Republic vows to oppose amnesty for Troubles security forces
The Irish government will oppose any form of amnesty for security force members as part of measures to address the legacy of the Troubles.
Dublin last night pledged to challenge the statute of limitations proposal which is to be floated in a British Government public consultation document.
Human rights and victims groups also came out strongly against the move.
An Irish Department of Foreign Affairs spokesman warned it would "not look favourably" on any form of amnesty for security forces or paramilitaries.
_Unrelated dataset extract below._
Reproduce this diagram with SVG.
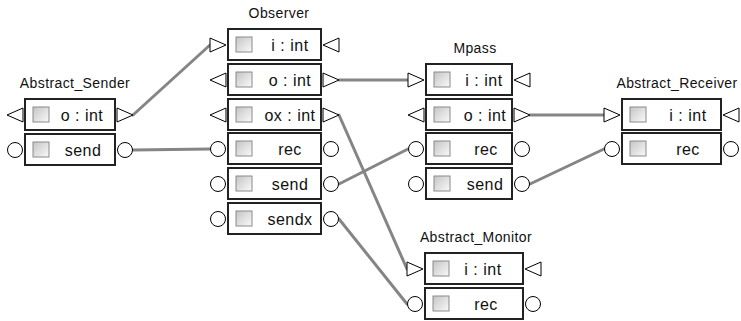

"There are no amnesties from prosecution provided for in the Good Friday Agreement or any subsequent agreements including the Stormont House Agreement," he said.
"The government's position is and will remain that the rule of law, including the requirement under Article 2 of the European Convention on Human Rights, for effective investigations of unlawful killings, must be upheld by all responsible authorities." Sinn Fein president Gerry Adams accused London of an "act of bad faith" and said neither his party nor the Irish government had been consulted about the proposal while the SDLP and Alliance also voiced their opposition.
Amnesty International said any statute of limitations imposed to block investigations for killings or torture carried out by the security forces would be "an utter betrayal of victims' fundamental rights to justice".
Relatives For Justice said the proposal was "a slap in the face to victims of state violence - it once again casts them as second class citizens".
A range of mechanisms to deal with the Troubles legacy were agreed by the parties in the 2014 Stormont House Agreement - an amnesty was not among them.
The agreed proposals included a new independent investigatory unit, a truth recovery body and an oral archive.
They were put on hold due to ongoing political disagreement with republicans fearing the UK Government would cite national security as a reason to withhold documents from victims' families.
Secretary of State James Brokenshire announced in September that he was planning to launch a public consultation exercise in an attempt to move the situation on.
It was expected to focus on the Stormont House Agreement mechanisms, but Sinn Fein emerged from its meeting with Prime Minister Theresa May (above) yesterday claiming that a new statute of limitation proposal had been inserted into the consultation document.
A Northern Ireland Office spokesman said the Government believed the Stormont House Agreement proposals still represented the "best means" to address legacy issues.
However, he said that for it to be an "open and meaningful consultation" the public should have its say on alternative approaches, such as the statute of limitations proposal.
Support for an amnesty is strong among DUP and Tory MPs. However, UUP MLA Doug Beattie (inset) said legal experts believed it would "inevitably have to be extended to cover all Troubles-related deaths and open the door to a general amnesty for everyone, including terrorists".
He added: "We need to be very careful that in our desire to prevent former police officers and soldiers from being the victims of a witch hunt, we do not inadvertently open the door to an amnesty for the very terrorists they risked their lives to defeat."
SDLP MLA Dolores Kelly added: "The British Government cannot allow any amnesty for any violent perpetrators.
"Victims and survivors of the Troubles deserve truth and justice. The British state and others must deliver that justice. No-one should be off-limits to the rule of law." Alliance Leader Naomi Long said: "Justice and the rule of law cannot be adjusted to make people differently accountable for their actions.
"In all cases, we should follow the evidence to wherever that leads.
"Members of the armed forces should be treated exactly the same as anyone else in a similar situation."